A arquiteta afirma que chegou a entrar com ações junto ao Ministério Público para pedir a retirada de outdoors em áreas do Plano Piloto e ressalta que a legislação não permite a instalação de “aparatos luminosos” que possam interferir no trânsito. “Não há justificativas. (A sanção da lei) é um desacato às normas urbanísticas. Há uma poluição urbana total, um desrespeito à cidadania e a qualquer possibilidade de planejamento”, critica Elza.

Consulta

O projeto de lei que previa as mudanças chegou ao plenário da Câmara Legislativa em 20 de maio. De autoria dos distritais Delmasso (Republicanos) e Rafael Prudente (MDB), a matéria acabou aprovada menos de um mês depois. Contrários à proposta argumentaram que não houve consulta a especialistas ou entidades relacionadas às áreas de arquitetura e urbanismo.

Autarquia federal responsável pela preservação do patrimônio cultural brasileiro para as futuras gerações, o Instituto do Patrimônio Histórico e Artístico Nacional (Iphan) não chegou a fazer parte do processo de avaliação do projeto de lei que modificava o Plano Diretor de Publicidade. “O Iphan-DF não foi consultado, não tendo assim a oportunidade de analisar o projeto de lei, e, por consequência, não sabe o teor das alterações”, afirmou a entidade.

Ontem, o Ministério Público do Distrito Federal e dos Territórios (MPDFT) informou que a lei vai passar por análise. “Se os promotores entenderem que é inconstitucional, ela pode ser objeto de ação direta de inconstitucionalidade (ADI)”, informou em nota. O Correio questionou a Unesco se essa mudança ameaçaria o título de Patrimônio Cultural da Humanidade. No entanto, a entidade disse “não ter informações oficiais sobre o assunto”.

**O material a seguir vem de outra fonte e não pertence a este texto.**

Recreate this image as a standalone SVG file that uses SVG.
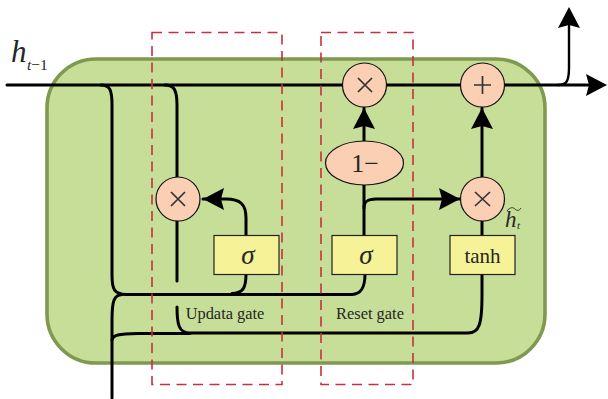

As alterações na lei afetam um painel eletrônico localizado no Setor Bancário Sul (SBS). Alvo de questionamentos na Justiça há dois anos, o equipamento do site Metrópoles, do senador cassado Luiz Estevão, está desligado devido à manutenção de uma decisão liminar da 5ª Turma Cível do Tribunal de Justiça do Distrito Federal e Territórios (TJDFT). Os desembargadores negaram recurso apresentado pela empresa responsável pela estrutura.

O julgamento da ação principal estava suspenso devido à análise dos recursos apresentados. Ao determinar o desligamento do painel pela primeira vez, em maio do ano passado, o juiz da Vara de Meio Ambiente, Desenvolvimento Urbano e Fundiário do DF — onde o processo tramita — considerou que o painel luminoso violava a lei que autoriza apenas identificações específicas na lateral dos edifícios. Assim que o andamento continuar, haverá julgamento do mérito do tema.

Para saber mais

Reconhecimento pela Unesco

Em 7 de dezembro de 1987, o comitê do Patrimônio Mundial da Unesco aprovou a inclusão de Brasília no rol de locais considerados patrimônios culturais da humanidade. A decisão ocorreu durante uma reunião em Paris e atendeu a pedido do então governador do Distrito Federal, José Aparecido de Oliveira. Com a concessão do título ao projeto urbanístico de Lucio Costa, as autoridades poderiam pedir recursos do Fundo do Patrimônio Mundial da Unesco para preservar a cidade.